Agriculture
Key Facts
—The push. Peru’s farm-health agency is drafting the plant-health protocol needed to send cherries to China.
—The signal. A Chinese agriculture official publicly confirmed progress on opening the market to Peruvian cherries.
—The model. Peru already turned blueberries into a multibillion-dollar export, with shipments to China surging.
—The route. The new Chancay port can reach Shanghai in about twenty-three days, vital for such a perishable fruit.
—The catch. Peru is still choosing the ideal variety, with trial plots in Arequipa, Huancavelica and near Ica.
After conquering the world with blueberries, Peru wants a new hit fruit. The Peru cherry is now the candidate, and the target market is the biggest prize of all: China.
Peru has become an agricultural export powerhouse over the past two decades. Its coastal desert, turned into a year-round greenhouse by irrigation, now ships grapes, avocados and blueberries to shops across the United States, Europe and Asia.
The blueberry is the template everyone cites. Peru went from barely growing the fruit to being the world’s largest exporter, worth more than two billion dollars a year, with sales to China climbing fast.

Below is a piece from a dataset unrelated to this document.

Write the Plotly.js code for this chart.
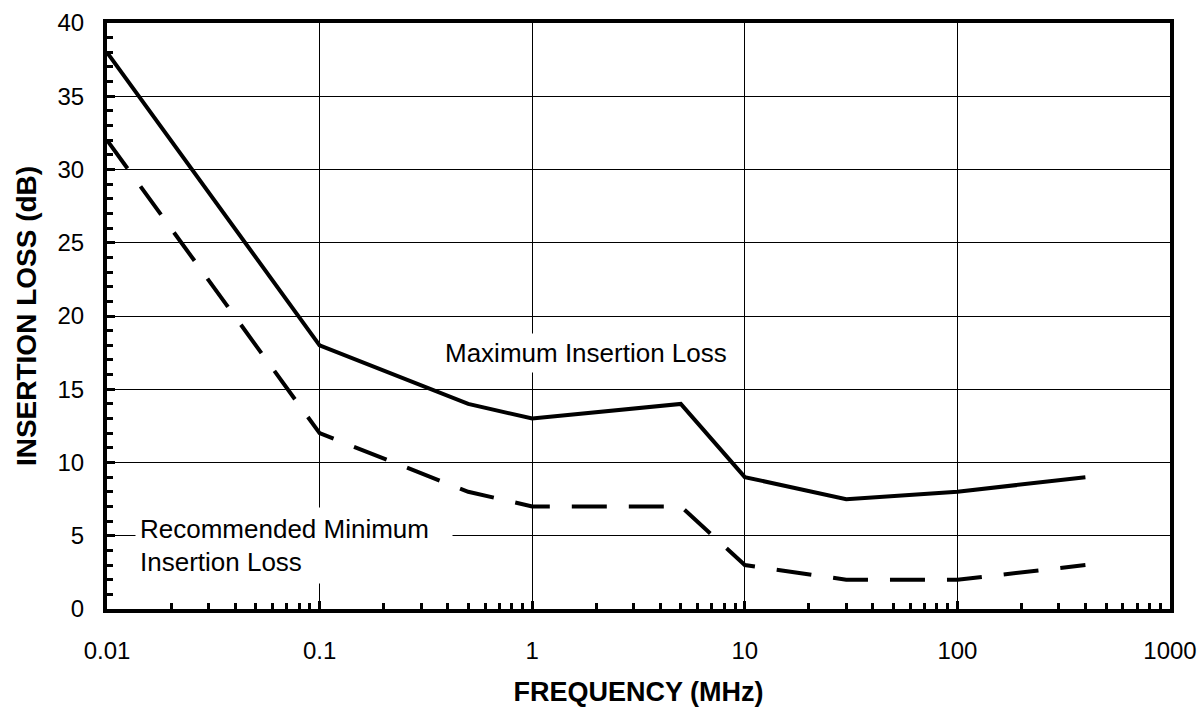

Why the Peru cherry push matters
The signal this time came from China itself. At a farm-technology seminar in Beijing, a Chinese agriculture official said the market was opening to Peruvian cherries, pointing to the same trade fairs that made Peruvian avocados and blueberries famous there.
On the Peruvian side, the paperwork has begun. The national farm-health agency, known as Senasa, confirmed it is drafting the plant-health protocol that any fruit needs before it can enter China legally.
The commercial logic is straightforward. China is the world’s dominant cherry buyer, and its winter demand peaks exactly when a Southern Hemisphere supplier like Peru could ship fruit into an off-season gap.
Neighboring Chile shows the scale of the prize. Chile sends the vast majority of its huge cherry crop to China, an export worth close to two billion dollars, and Peru wants a slice of that same market.
The hurdles before the harvest
The first challenge is the fruit itself. Cherries are extremely fragile and start to deteriorate the moment they are picked, so exporters need surgical precision in the cold chain and in timing every shipment.
That is where the new port comes in. Industry figures say the Chinese-built Chancay port near Lima, which can reach Shanghai in about twenty-three days, is what makes shipping such a delicate fruit to Asia realistic at all.
Peru is also still finding its plant. Growers are running trials in Arequipa, Huancavelica and near Ica to pin down a cherry variety suited to the country’s milder climate, with results expected over the next couple of seasons.
There is a policy risk too. Peru is negotiating around a dozen new market openings at once, and industry bodies warn that the change of government could slow the technical work that these deals depend on.
For investors, the read is a familiar Peruvian pattern. A new fruit, a proven export playbook and a faster route to Asia point to real upside, provided the protocols and the growing science come together in time.
The wider context is Peru’s search for its next crop. Officials worry that as new irrigation projects free up farmland, growers will simply plant more blueberries and avocados rather than diversify into higher-value niches.
Cherries fit that gap neatly. They command premium prices, travel as a luxury gift item in China around the Lunar New Year, and would let Peru move up the value chain rather than just adding volume to existing lines.
China’s own message carried a warning, though. The visiting official urged Peru to harmonize standards and respect strict limits on pesticide residues, a reminder that access is only the first step and compliance is the harder, ongoing one.
Timing will decide the payoff. If the trials in the highlands land on a reliable variety and the protocol is signed, Peru could be shipping its first commercial cherries to Asia within a couple of seasons.
The stakes reach beyond one fruit. Agriculture has become Peru’s most dynamic non-mining export engine, and each new market access widens a base that already ships thousands of products to well over a hundred countries.
For now, the cherry is a promising bet rather than a booked win. But the direction of travel, toward higher-value fruit and faster Pacific routes, is exactly the path that turned Peru into a farm-export force.
Frequently Asked Questions
Can Peru cherry exports really reach China?
Not yet, but the process is under way, with Peru’s farm-health agency drafting the required plant-health protocol and a Chinese official confirming progress on market access. Full commercial exports depend on finishing that protocol and settling on the right cherry variety.
Why compare the Peru cherry to blueberries?
Peru turned blueberries from almost nothing into the world’s largest such export in under two decades, much of it bound for Asia. Officials hope cherries can follow the same path, using the same expertise, irrigation and now the fast Chancay port route.